Reviewed by Robert L Pritchett

Authors: Rachel Andres and Kevin Yank

http://www.sitepoint.com/books/csswrong1/

Released: October 2008

Pages: 130

$30 USD

ISBN: 978-0-9804552-2-9

It's a book aimed squarely at web designers and developers who want to ensure they’re up-to-date with the very latest, best-practice CSS techniques.

Requirements: Knowledge of CSS in a PC environment.

 

Strengths: Looks as the next generation of CSS code.

 

Weaknesses: While mainly focused on the next Microsoft Explorer 8 browser release, there is some cross-platformable knowledge here. The title of the book is a misnomer.

 

Introduction

Everything You Know About CSS Is Wrong! is an eye-opening exposé on CSS as we know it today. You’ll discover a fresh approach to coding Cascading Style Sheets where old hacks and workarounds are just a distant memory.

 

You’ll learn how to start taking full advantage of the very latest CSS techniques while still catering for older browsers and discover what’s put the final nail in the HTML table-based layout coffin.

 

CSS was conceived in an age when web-site design was simple; its creators never anticipated the intricacy of designs that it would be asked to deliver today.

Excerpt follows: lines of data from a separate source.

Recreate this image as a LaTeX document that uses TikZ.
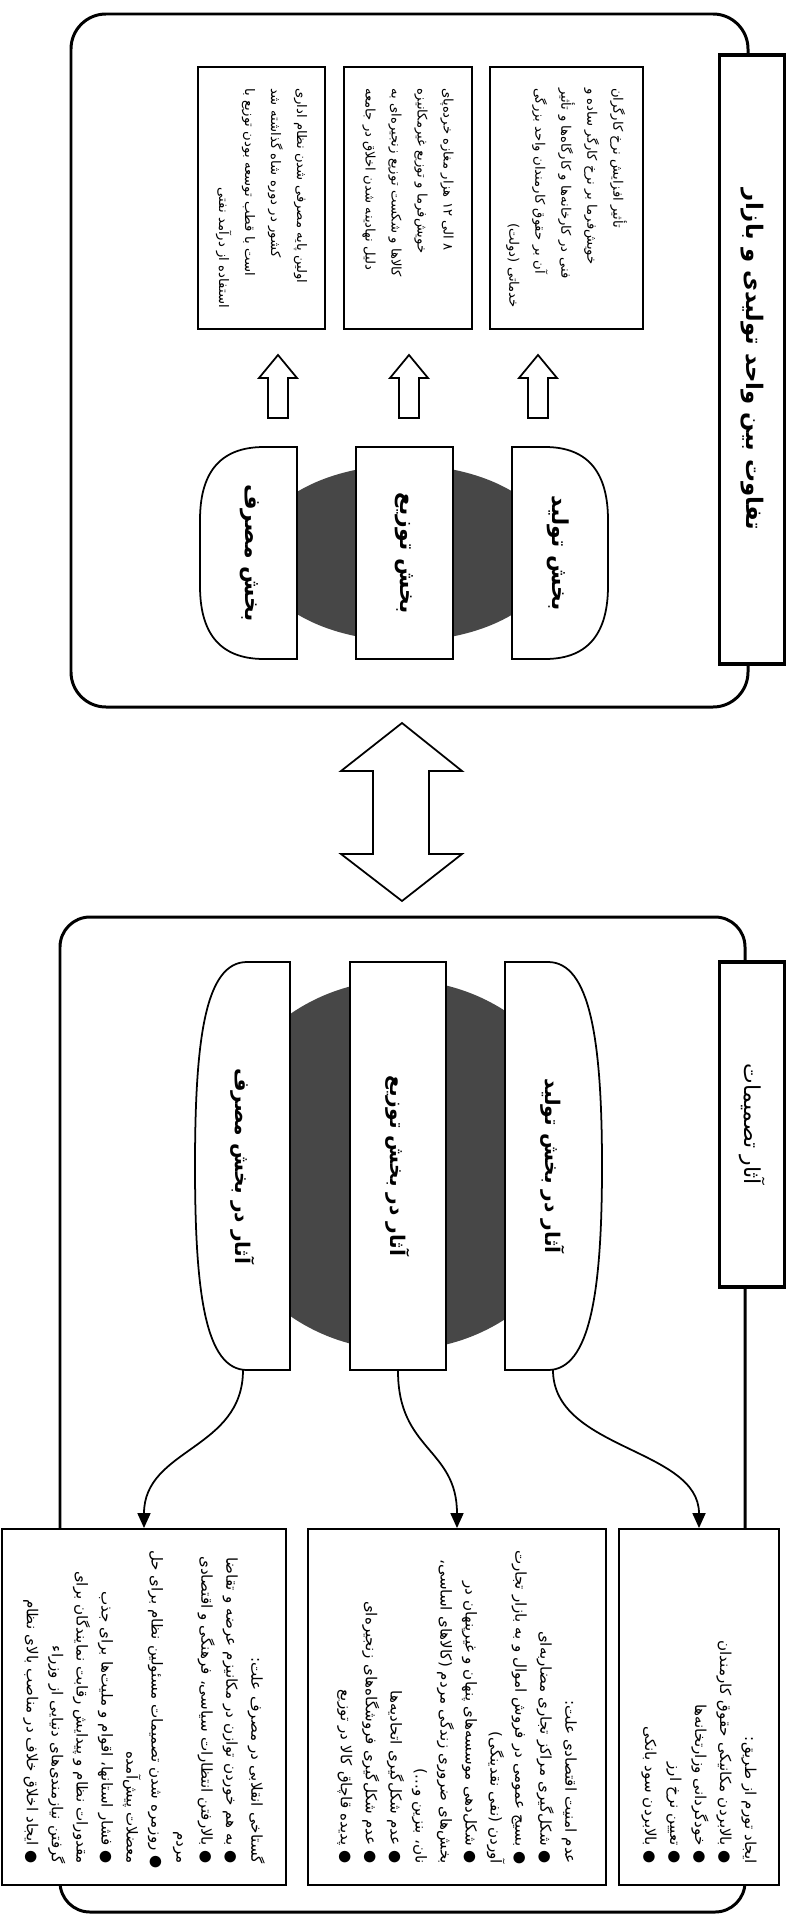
\documentclass[tikz,border=0pt]{standalone}
\usepackage{fontspec}
\usetikzlibrary{arrows.meta}
\newfontfamily\persianfont[Script=Arabic]{DejaVu Sans}
\TeXXeTstate=1
\newcommand{\rtlline}[1]{\mbox{\beginR #1\endR}}
\newcommand{\fullline}[1]{\makebox[\hsize][s]{\beginR #1\endR}}

\begin{document}
\begin{tikzpicture}[
    x=0.02cm, y=0.02cm,
    frame/.style={draw, line width=1.7pt, rounded corners=0.7cm},
    titlebox/.style={draw, line width=2.2pt, fill=white, inner sep=0pt},
    topbox/.style={draw, line width=1.1pt, fill=white, align=right, inner xsep=0.42cm, inner ysep=0pt,
        text width=4.4cm, font=\persianfont\fontsize{7.5}{14.8}\selectfont},
    lowbox/.style={draw, line width=1.1pt, fill=white, align=right, inner xsep=0.42cm, inner ysep=0pt,
        text width=6.28cm, font=\persianfont\fontsize{8.6}{14.2}\selectfont},
    part/.style={draw, line width=1pt, fill=white},
    lbl/.style={font=\persianfont\bfseries\fontsize{12.5}{15}\selectfont},
    lbltwo/.style={font=\persianfont\bfseries\fontsize{11.5}{14}\selectfont},
    shade/.style={fill=black!72},
    blockarrow/.style={draw, line width=1pt, fill=white},
    link/.style={line width=1pt, -{Triangle[length=0.3cm, width=0.26cm]}}
]
\begin{scope}[rotate=-90, transform shape]
    \useasboundingbox (0,0) rectangle (1916,789);

    % the two frames
    \draw[frame] (14,71) rectangle (707,748);
    \draw[frame, rounded corners=0.6cm] (917,60) rectangle (1912,745);

    \node[titlebox, minimum width=12.18cm, minimum height=1.3cm,
        font=\persianfont\bfseries\fontsize{13}{15}\selectfont] (diffTitle) at (359.5,752)
        {\rtlline{تفاوت بین واحد تولیدی و بازار}};
    \node[titlebox, minimum width=6.5cm, minimum height=1.3cm,
        font=\persianfont\fontsize{12.5}{14}\selectfont] (effTitle) at (1124.5,752)
        {\rtlline{آثار تصمیمات}};

    % upper frame: the three parts
    \fill[shade] (553,405) ellipse [x radius=88, y radius=150];
    \draw[part] (447,512) -- (447,545) .. controls (447,590) and (475,608) .. (520,608) -- (586,608)
        .. controls (631,608) and (659,590) .. (659,545) -- (659,512) -- cycle;
    \node[lbl] (prodD) at (553,558) {\rtlline{بخش تولید}};
    \node[part, lbl, minimum width=4.24cm, minimum height=1.94cm] (distD) at (553,404.5) {\rtlline{بخش توزیع}};
    \draw[part] (447,297) -- (447,264) .. controls (447,218) and (475,200) .. (520,200) -- (586,200)
        .. controls (631,200) and (659,218) .. (659,264) -- (659,297) -- cycle;
    \node[lbl] (consD) at (553,250) {\rtlline{بخش مصرف}};

    \foreach \ay in {278,409,538} {
        \draw[blockarrow] (355,\ay) -- (378,\ay+19) -- (378,\ay+10) -- (418,\ay+10)
            -- (418,\ay-10) -- (378,\ay-10) -- (378,\ay-19) -- cycle;
    }

    \node[topbox, minimum height=3.06cm] (wageBox) at (198,566.5) {%
        \fullline{تأثیر افزایش نرخ کارگران}\\
        \fullline{خویش‌فرما بر نرخ کارگر ساده و}\\
        \fullline{فنی در کارخانه‌ها و کارگاه‌ها و تأثیر}\\
        \fullline{آن بر حقوق کارمندان واحد بزرگی}\\
        \rtlline{خدماتی (دولت)}};
    \node[topbox, minimum height=2.56cm] (shopBox) at (198,408) {%
        \fullline{۸ الی ۱۲ هزار مغازه خرده‌پای}\\
        \fullline{خویش‌فرما و توزیع غیرمکانیزه}\\
        \fullline{کالاها و شکست توزیع زنجیره‌ای به}\\
        \fullline{دلیل نهادینه شدن اخلاق در جامعه}};
    \node[topbox, minimum height=2.54cm] (adminBox) at (198,261.5) {%
        \fullline{اولین پایه مصرفی شدن نظام اداری}\\
        \fullline{کشور در دوره شاه گذاشته شد}\\
        \fullline{است با قطب توسعه بودن توزیع با}\\
        \rtlline{استفاده از درآمد نفتی}};

    % double arrow between the frames
    \draw[blockarrow] (723,402) -- (771,462) -- (771,429) -- (854,429) -- (854,462) -- (901,402)
        -- (854,341) -- (854,373) -- (771,373) -- (771,341) -- cycle;

    % lower frame: effects of the decisions
    \fill[shade] (1165,400) ellipse [x radius=185, y radius=190];
    \draw[part] (962,505) -- (962,548) .. controls (962,590) and (1040,602) .. (1166,602)
        .. controls (1292,602) and (1370,590) .. (1370,548) -- (1370,505) -- cycle;
    \node[lbltwo] (prodE) at (1166,553) {\rtlline{آثار در بخش تولید}};
    \node[part, lbltwo, minimum width=8.16cm, minimum height=1.92cm] (distE) at (1166,398) {\rtlline{آثار در بخش توزیع}};
    \draw[part] (962,290) -- (962,247) .. controls (962,205) and (1040,195) .. (1166,195)
        .. controls (1292,195) and (1370,205) .. (1370,247) -- (1370,290) -- cycle;
    \node[lbltwo] (consE) at (1166,243) {\rtlline{آثار در بخش مصرف}};
    \coordinate (prodEnd) at (1370,553);
    \coordinate (consEnd) at (1370,243);

    \node[lowbox, minimum height=3.2cm] (infBox) at (1707,699) {%
        \rtlline{ایجاد تورم از طریق:}\\
        \rtlline{● بالابردن مکانیکی حقوق کارمندان}\\
        \rtlline{● خودگردانی وزارتخانه‌ها}\\
        \rtlline{● تعیین نرخ ارز}\\
        \rtlline{● بالابردن سود بانکی}};
    \node[lowbox, minimum height=5.96cm] (secBox) at (1707,457) {%
        \rtlline{عدم امنیت اقتصادی علت:}\\
        \rtlline{● شکل‌گیری مراکز تجاری مضاربه‌ای}\\
        \rtlline{● بسیج عمومی در فروش اموال و به بازار تجارت}\\
        \rtlline{آوردن (نفی نقدینگی)}\\
        \rtlline{● شکل‌دهی موسسه‌های پنهان و غیرپنهان در}\\
        \rtlline{بخش‌های ضروری زندگی مردم (کالاهای اساسی،}\\
        \rtlline{نان، بنزین و...)}\\
        \rtlline{● عدم شکل‌گیری اتحادیه‌ها}\\
        \rtlline{● عدم شکل‌گیری فروشگاه‌های زنجیره‌ای}\\
        \rtlline{● پدیده قاچاق کالا در توزیع}};
    \node[lowbox, minimum height=5.68cm] (rudeBox) at (1707,144) {%
        \rtlline{گستاخی انقلابی در مصرف علت:}\\
        \rtlline{● به هم خوردن توازن در مکانیزم عرضه و تقاضا}\\
        \rtlline{● بالارفتن انتظارات سیاسی، فرهنگی و اقتصادی}\\
        \rtlline{مردم}\\
        \rtlline{● روزمره شدن تصمیمات مسئولین نظام برای حل}\\
        \rtlline{معضلات پیش‌آمده}\\
        \rtlline{● فشار استانها، اقوام و ملیت‌ها برای جذب}\\
        \rtlline{مقدورات نظام و پیدایش رقابت نمایندگان برای}\\
        \rtlline{گرفتن نیازمندی‌های دنیایی از وزراء}\\
        \rtlline{● ایجاد اخلاق خلاف در مناصب بالای نظام}};

    \draw[link] (prodEnd) .. controls +(80,0) and +(-80,0) .. (infBox.west);
    \draw[link] (distE.east) .. controls +(80,0) and +(-80,0) .. (secBox.west);
    \draw[link] (consEnd) .. controls +(80,0) and +(-80,0) .. (rudeBox.west);
\end{scope}
\end{tikzpicture}
\end{document}
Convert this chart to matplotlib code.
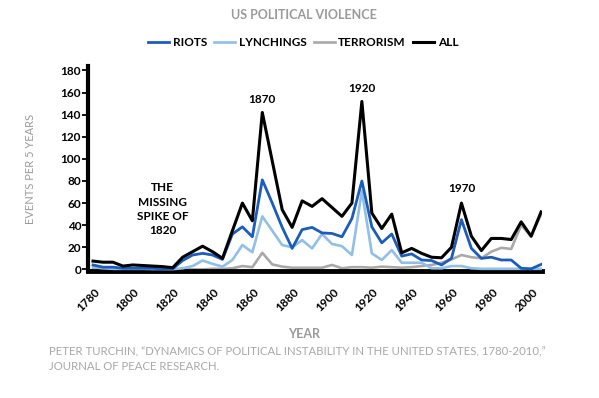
import matplotlib
matplotlib.use("Agg")
import matplotlib.pyplot as plt

# mid-points of the 5-year bins
years = [1782.5 + 5 * i for i in range(46)]

riots = [4, 2, 2, 1, 1, 1, 1, 0.5, 0.5, 8,
         13, 14.5, 13, 9, 32, 38.5, 29.5, 81, 60, 38,
         19, 36, 38, 33, 32.5, 29.5, 46, 80, 38.5, 24,
         32, 12, 14, 8.5, 8, 4, 10, 45, 19, 10,
         11, 8.5, 8.5, 1, 0.5, 4.5]
lynchings = [2, 1, 0.5, 0.5, 0.5, 0.5, 0.3, 0.3, 0.2, 1,
             3, 8, 5, 2.5, 8.5, 22, 15.5, 48, 35, 22,
             20, 26.5, 19, 32, 23, 21, 13, 71, 14.5, 8.5,
             17.5, 6, 6, 6, 1, 1, 3, 3, 1, 0.5,
             0.5, 0.5, 0.5, 0.5, 0.5, 0.5]
terrorism = [0, 0, 0, 0, 0, 0, 0, 0, 0, 0,
             0, 0, 0.5, 0.5, 1, 3, 2, 15, 4.5, 2.5,
             1.5, 1.5, 1.5, 1.5, 4, 1, 2, 2, 1.5, 2.5,
             2, 1.5, 2, 3, 4, 6, 9, 13, 11, 10,
             16, 19.5, 18.5, 40, 30, 50]
all_events = [7.5, 6.5, 6.5, 3, 4, 3.5, 3, 2.5, 1.5, 11,
              16, 21, 16, 10, 35, 60, 44, 142, 98, 54,
              38, 62, 57, 64, 56, 48, 60, 152, 51, 37,
              50, 15, 19, 14.5, 11, 10.5, 20, 60, 30, 17,
              28, 28, 27, 43, 30, 52]

xticks = list(range(1780, 2001, 20))
yticks = list(range(0, 181, 20))

plt.rcParams['font.family'] = ['Lato', 'DejaVu Sans']

fig = plt.figure(figsize=(5.99, 3.98), dpi=100)
ax = fig.add_axes([0.147, 0.319, 0.758, 0.515])

ax.plot(years, terrorism, color='#a9a9a9', lw=1.9, label='TERRORISM', zorder=2)
ax.plot(years, lynchings, color='#90bfe9', lw=1.9, label='LYNCHINGS', zorder=3)
ax.plot(years, riots, color='#1c5cbc', lw=2.0, label='RIOTS', zorder=4)
ax.plot(years, all_events, color='black', lw=2.2, label='ALL', zorder=5)

ax.set_xlim(1780, 2008)
ax.set_ylim(-1.5, 184)

ax.set_xticks(xticks)
ax.set_xticklabels([str(t) for t in xticks], rotation=45, ha='center',
                   fontsize=8.5, fontweight='bold')
ax.set_yticks(yticks)
ax.set_yticklabels([str(t) for t in yticks], fontsize=8.5, fontweight='bold')
ax.tick_params(axis='x', length=0, pad=11)
ax.tick_params(axis='y', length=4, width=1.3, pad=1)

for s in ['top', 'right']:
    ax.spines[s].set_visible(False)
ax.spines['left'].set_linewidth(3)
ax.spines['bottom'].set_linewidth(3.5)

ax.set_xlabel('YEAR', color='#9a9a9a', fontsize=9, fontweight='bold')
ax.xaxis.set_label_coords(0.475, -0.28)
ax.set_ylabel('EVENTS PER 5 YEARS', color='#9a9a9a', fontsize=8, labelpad=18)

# peak annotations
ax.text(1867.5, 154, '1870', ha='center', va='center', fontsize=8.5, fontweight='bold')
ax.text(1917.5, 164, '1920', ha='center', va='center', fontsize=8.5, fontweight='bold')
ax.text(1967.5, 73, '1970', ha='center', va='center', fontsize=8.5, fontweight='bold')
ax.text(1817.5, 54.5, 'THE\nMISSING\nSPIKE OF\n1820', ha='center', va='center',
        fontsize=8.5, fontweight='bold', linespacing=1.35)

fig.text(0.507, 0.962, 'US POLITICAL VIOLENCE', ha='center', va='center',
         color='#9a9a9a', fontsize=9, fontweight='bold')

handles, labels = ax.get_legend_handles_labels()
order = [2, 1, 0, 3]
fig.legend([handles[i] for i in order], [labels[i] for i in order],
           loc='center', bbox_to_anchor=(0.506, 0.893), ncol=4, frameon=False,
           handlelength=1.8, handletextpad=0.3, columnspacing=0.6,
           prop={'size': 8.5, 'weight': 'bold'})

fig.text(0.082, 0.098,
         'PETER TURCHIN, \u201cDYNAMICS OF POLITICAL INSTABILITY IN THE UNITED STATES, 1780-2010,\u201d\nJOURNAL OF PEACE RESEARCH.',
         ha='left', va='center', color='#a8a8a8', fontsize=8.2, linespacing=1.35)

fig.savefig('out.png', dpi=100)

Clever designers figured out ways to make CSS do what they needed, but by using techniques so convoluted it became unpredictable and difficult to master. CSS just became too hard...

 

The good news is, that’s all about to change, and this book will show you how!

 

What I Learned

 

I may never have to program specifically for MS Explorer again (I never did). CSS has matured to the point that most recent browsers now play nice with it.

 

Whole the book relishes in the knowledge that HTML table-based layouts are essentially old-school, the book goes into how best to do tables, but this time from CSS and into how CSS3 can do a better job of layout control.

 

What the book does do is a fairly good job of how to deal with various browsers with work-arounds. The graphics are surrounded with lots of white space.

 

Conclusions

 

I found the book to be "light" reading.

 

Book summary – CSS will work with MS Explorer 8 now. You still have to program for older browsers, depending on who you want to reach as your audience. The book may be "forward-looking", but how many folks are going to use MS Explorer 8 anyway? CSS has its place, but it is "no place" in older versions of MS Explorer.